The U.S. Department of Agriculture, which oversees SNAP at the federal level, found it was not cost effective to capture food data at checkout stands when the program's processing system was set up more than a decade ago, spokesman Bruce Alexander said.
"We are preparing to launch a new feasibility study to see if today's system environment makes this approach more feasible," said Alexander, who added that USDA has several projects underway to capture information on food purchases.
He said other national data sources provide a fairly detailed picture of the purchase and diets of SNAP participants and that the data overall show few differences in the food choices of low-income and high-income Americans.

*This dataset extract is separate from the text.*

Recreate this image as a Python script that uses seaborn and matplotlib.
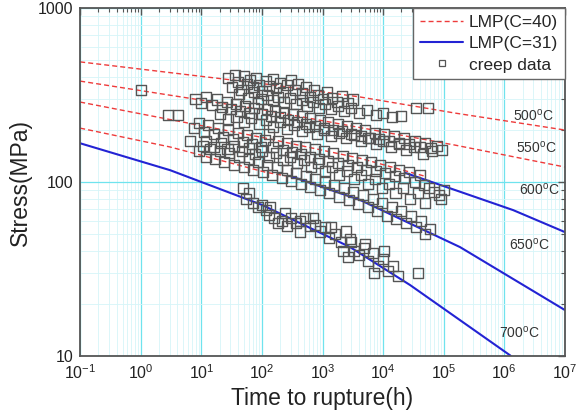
import numpy as np
import pandas as pd
import matplotlib
matplotlib.use("Agg")
import matplotlib.pyplot as plt
import seaborn as sns
from matplotlib.lines import Line2D
from matplotlib.ticker import LogLocator, NullFormatter, FixedLocator

# LMP curves (time to rupture in h, stress in MPa)
red_500_t = [0.1, 113, 4170, 1.54e5, 1e7]
red_500_s = [490, 366, 308, 249, 199]
red_550_t = [0.1, 113, 1.54e5, 1e7]
red_550_s = [380, 259, 163, 122]
red_600_t = [0.1, 113, 4170, 4.9e4]
red_600_s = [288, 179, 137, 108]
red_650_t = [0.1, 3.05, 113, 315]
red_650_s = [204, 159, 114, 107]
blue_600_t = [2.3e4, 1.54e5, 1.4e6, 1e7]
blue_600_s = [113, 90, 69, 51.6]
blue_650_t = [300, 4170, 1.86e5, 1e7]
blue_650_s = [108, 78.9, 42.3, 18.4]
blue_700_t = [0.1, 3.05, 101, 2850, 2.79e4, 1.25e6, 1.6e6]
blue_700_s = [167, 117, 73.8, 42.3, 25.6, 10.1, 9.0]

# creep data points, grouped roughly by temperature band
t_short = [1.0, 2.8, 4.1]
s_short = [338, 242, 242]

t500 = [28, 32, 36, 40, 45, 50, 56, 63, 70, 80, 90, 100, 115, 130, 150, 170, 195, 225,
        260, 300, 350, 400, 460, 530, 620, 720, 850, 1000, 1200, 1450, 1750, 2100, 2600,
        3200, 35000, 55000]
s500 = [395, 350, 412, 378, 340, 405, 365, 385, 352, 398, 362, 335, 380, 355, 392, 345, 372, 330,
        360, 385, 340, 365, 325, 352, 310, 340, 318, 300, 330, 305, 290, 312, 285,
        298, 266, 266]

t_fill_a = [42, 58, 75, 95, 120, 150, 185, 230, 290, 360, 450, 560, 700, 880, 1100, 1400,
            1800, 2300, 3000, 4000, 5500, 7500, 10000, 14000, 20000]
s_fill_a = [320, 305, 330, 300, 315, 295, 310, 288, 302, 280, 295, 272, 288, 268, 280, 262,
            275, 255, 265, 250, 258, 242, 248, 236, 240]

t550 = [8, 10, 12, 15, 18, 22, 26, 31, 37, 44, 52, 62, 73, 86, 100, 120, 140, 165, 195, 230,
        270, 320, 380, 450, 530, 630, 750, 900, 1050, 1250, 1500, 1800, 2100, 2500, 3000, 3600,
        4300, 5100, 6100, 7300, 8700, 10500, 12500, 15000, 18000, 22000, 27000, 33000, 40000,
        50000, 62000, 78000, 95000]
s550 = [300, 285, 310, 278, 298, 270, 290, 262, 282, 255, 275, 248, 268, 285, 245, 262, 240, 255, 235, 250,
        228, 245, 222, 238, 215, 232, 210, 226, 205, 220, 200, 215, 196, 210, 190, 205,
        185, 198, 180, 192, 176, 188, 172, 184, 168, 178, 165, 172, 160,
        168, 156, 162, 152]

t_fill_b = [20, 28, 38, 50, 66, 88, 115, 150, 200, 260, 340, 450, 600, 800, 1050, 1400, 1850,
            2450, 3250, 4300, 5700, 7600, 10000, 13500, 18000, 24000, 32000, 45000, 65000]
s_fill_b = [245, 230, 238, 222, 232, 215, 226, 208, 220, 202, 212, 196, 206, 190, 198, 184, 192,
            178, 186, 172, 180, 166, 172, 160, 165, 152, 158, 145, 150]

t600 = [6.5, 7.5, 9, 11, 13, 16, 19, 23, 28, 33, 40, 48, 57, 68, 80, 95, 112, 130, 155, 185,
        220, 260, 310, 370, 440, 520, 620, 740, 880, 1050, 1250, 1500, 1800, 2150, 2600, 3100,
        3700, 4400, 5300, 6300, 7500, 9000, 10800, 13000, 15500, 18500, 22000, 27000, 33000,
        40000, 48000, 58000, 70000, 85000, 100000, 90000]
s600 = [172, 205, 218, 195, 212, 188, 205, 182, 198, 176, 192, 170, 186, 165, 180, 160, 175, 190, 158, 172,
        152, 168, 148, 162, 145, 158, 140, 154, 136, 150, 132, 146, 128, 142, 125, 138,
        122, 134, 118, 130, 115, 126, 112, 122, 108, 118, 105, 114, 100,
        110, 96, 92, 88, 84, 90, 80]

t_fill_c = [12, 16, 21, 27, 35, 46, 60, 78, 100, 130, 170, 220, 290, 380, 500, 650, 850, 1100,
            1450, 1900, 2500, 3300, 4300, 5600, 7300, 9500, 12500, 16000, 21000, 28000, 37000, 50000]
s_fill_c = [172, 160, 168, 155, 162, 150, 156, 144, 150, 140, 146, 134, 140, 128, 134, 122, 128, 116,
            122, 110, 116, 104, 110, 98, 104, 92, 98, 86, 92, 80, 86, 76]

t650 = [9, 10.5, 12, 14, 17, 20, 24, 29, 35, 42, 50, 60, 72, 86, 103, 123, 148, 178, 213, 255,
        305, 365, 440, 525, 630, 760, 910, 1090, 1300, 1560, 1870, 2250, 2700, 3200, 3900, 4700,
        5600, 6700, 8000, 9600, 11500, 13800, 16500, 20000, 24000, 29000, 35000, 42000, 50000, 60000]
s650 = [150, 162, 140, 155, 135, 150, 130, 146, 125, 140, 122, 135, 118, 130, 114, 126, 110, 122, 106, 118,
        102, 112, 98, 108, 94, 104, 90, 100, 86, 96, 82, 92, 79, 88, 75, 84,
        72, 80, 68, 76, 64, 72, 61, 68, 58, 64, 55, 60, 50, 54]

t700 = [48, 55, 62, 70, 85, 100, 115, 135, 160, 185, 215, 260, 300, 360, 430, 520, 620, 750, 900, 1100,
        1300, 1600, 2000, 2400, 2800, 3300, 4000, 4800, 5700, 6800, 8200, 9800, 12000, 14500, 17500,
        38000, 2200, 2600, 130, 240, 420, 700, 1400, 3000, 5000, 7000, 10500]
s700 = [92, 80, 86, 76, 72, 74, 69, 72, 62, 58, 60, 56, 62, 58, 60, 62, 56, 57, 52, 55,
        48, 50, 45, 52, 47, 40, 38, 42, 35, 39, 33, 36, 31, 33, 29,
        30, 40, 37, 65, 66, 52, 62, 55, 45, 44, 30, 40]

# temperature labels
temp_labels = ['500$^{o}$C', '550$^{o}$C', '600$^{o}$C', '650$^{o}$C', '700$^{o}$C']
temp_label_t = [3.0e6, 3.35e6, 3.75e6, 2.57e6, 1.8e6]
temp_label_s = [242, 157, 91, 43.5, 13.6]

x_exponents = [-1, 0, 1, 2, 3, 4, 5, 6, 7]
y_ticks = [10, 100, 1000]
y_ticklabels = ['10', '100', '1000']

sns.set_theme(style="white")
plt.rcParams['font.family'] = ['Liberation Sans', 'DejaVu Sans']
plt.rcParams['mathtext.default'] = 'regular'

fig, ax = plt.subplots(figsize=(5.77, 4.19), dpi=100)
fig.subplots_adjust(left=0.139, right=0.979, top=0.981, bottom=0.150)
ax.set_xscale('log')
ax.set_yscale('log')

red = '#ee3b3b'
blue = '#2323d4'
red_ls = (0, (3.6, 2.2))

# LMP(C=40) curves
for tt, ss in [(red_500_t, red_500_s), (red_550_t, red_550_s),
               (red_600_t, red_600_s), (red_650_t, red_650_s)]:
    sns.lineplot(x=tt, y=ss, ax=ax, color=red, lw=1.0, linestyle=red_ls,
                 sort=False, estimator=None)

# LMP(C=31) curves
for tt, ss in [(blue_600_t, blue_600_s), (blue_650_t, blue_650_s), (blue_700_t, blue_700_s)]:
    sns.lineplot(x=tt, y=ss, ax=ax, color=blue, lw=1.5,
                 sort=False, estimator=None)

pts = pd.DataFrame({
    'time': t_short + t500 + t_fill_a + t550 + t_fill_b + t600 + t_fill_c + t650 + t700,
    'stress': s_short + s500 + s_fill_a + s550 + s_fill_b + s600 + s_fill_c + s650 + s700,
})
sns.scatterplot(data=pts, x='time', y='stress', ax=ax, marker='s', s=52,
                facecolors='none', edgecolors='#555555', linewidth=1.0, zorder=3)

for lab, tt, ss in zip(temp_labels, temp_label_t, temp_label_s):
    ax.text(tt, ss, lab, fontsize=10, ha='center', va='center', color='#333333')

ax.set_xlim(0.1, 1e7)
ax.set_ylim(10, 1000)

ax.xaxis.set_major_locator(FixedLocator([10.0 ** e for e in x_exponents]))
ax.set_xticklabels(['$10^{%d}$' % e for e in x_exponents])
ax.xaxis.set_minor_locator(LogLocator(base=10, subs=np.arange(2, 10) * 1.0, numticks=100))
ax.xaxis.set_minor_formatter(NullFormatter())
ax.set_yticks(y_ticks)
ax.set_yticklabels(y_ticklabels)
ax.yaxis.set_minor_locator(LogLocator(base=10, subs=np.arange(2, 10) * 1.0, numticks=100))
ax.yaxis.set_minor_formatter(NullFormatter())

ax.grid(True, which='major', color='#6fe3ee', lw=0.9)
ax.grid(True, which='minor', color='#d6f5f9', lw=0.6)
ax.set_axisbelow(True)

ax.tick_params(which='both', direction='in', top=True, right=True, color='#555555',
               labelsize=11.5, labelcolor='#222222', pad=5)
ax.tick_params(which='major', length=5, width=1.0)
ax.tick_params(which='minor', length=3, width=0.8)
for sp in ax.spines.values():
    sp.set_color('#555555')
    sp.set_linewidth(1.3)

ax.set_xlabel('Time to rupture(h)', fontsize=16.5, color='#222222')
ax.set_ylabel('Stress(MPa)', fontsize=16.5, color='#222222')

handles = [
    Line2D([], [], color=red, lw=1.0, linestyle=red_ls),
    Line2D([], [], color=blue, lw=1.5),
    Line2D([], [], color='#555555', marker='s', markersize=5, markerfacecolor='none',
           linestyle='none', markeredgewidth=0.9),
]
labels = ['LMP(C=40)', 'LMP(C=31)', 'creep data']
leg = ax.legend(handles, labels, loc='upper right', borderaxespad=0, frameon=True,
                fancybox=False, edgecolor='#666666', framealpha=1, fontsize=12.5,
                handlelength=2.5, handletextpad=0.3, labelspacing=0.35, borderpad=0.4)
leg.get_frame().set_linewidth(1.0)

fig.savefig('out.png', dpi=100)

Last year, USDA officials nixed a plan by Mayor Bloomberg to ban food stamp purchases of sugary drinks in New York City. Proposals from other jurisdictions, which would also limit purchases of candy, cakes and chips with food stamps, have either failed or stalled amid intense lobbying.
Anti-hunger charities and industry associations representing retailers, food and beverage companies and even some fast-food chains warn against limiting food options and say such restrictions threaten to further stigmatize food stamp users.
They also say that harnessing the data on SNAP food purchases is a difficult, expensive and unwieldy task, largely because the food sellers categorize products differently.
"Our focus should be on protecting SNAP from harmful cuts and structural changes and strengthening participation, not adding additional complications to the program," said Maura Daly, a spokeswoman for Feeding America, the nation's largest hunger-relief charity.
Karen Harris, a director at the Sargent Shriver National Center on Poverty Law, disagreed, saying that the data requested would help guarantee that the program's resources are being spent appropriately.
"My guess is that this information will show that healthy food resources are scarce in many areas," Harris said.